Students were asked to multiply two powers of a single number together, but they couldn’t. “They didn’t know what a power was. They didn’t seem to have an inkling that maths was there to figure things out.

“It is not that they hadn’t covered it in school and passed it. They learned it by rote. It was a kind of secret recipe given to them but that they couldn’t use. It is all the pressure for points and pressure to pass exams.”

In some cases, the gaps in understanding were startling. They knew for example that the letters x and y could be used to represent unknown numbers, but did not realise that r or t or any letter could do so just as well.

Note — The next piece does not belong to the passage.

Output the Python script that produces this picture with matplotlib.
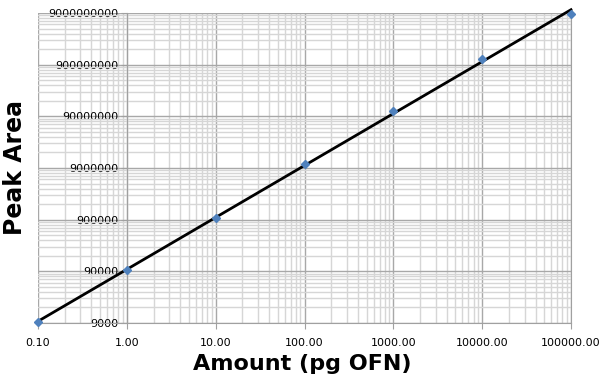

The idea for the book evolved from early efforts to bridge this gap in understanding. She introduced extra tutorials to help students understand and apply maths concepts. She presented problems and then encouraged the students to find solutions by thinking the problems through.

Once she had retired in 2007 she began working on her book.

Frank Turpin, the chairman of the Project Maths initiative, said the book was “wonderfully accessible” and could help not only post-primary and undergraduate students but also their teachers.

Mr Turpin said Project Maths represented a major change in the maths curriculum that attempted to move from rote learning to a deeper understanding of maths.

Its first elements were piloted in 24 schools last year and went on national release in all post- primary schools last September, he added. Two more increments would be piloted before release in 2011 and 2012.

If a water lily growing on a lake doubles in size every day and it completely covers the lake in 14 days, how many days does it take to cover half the lake?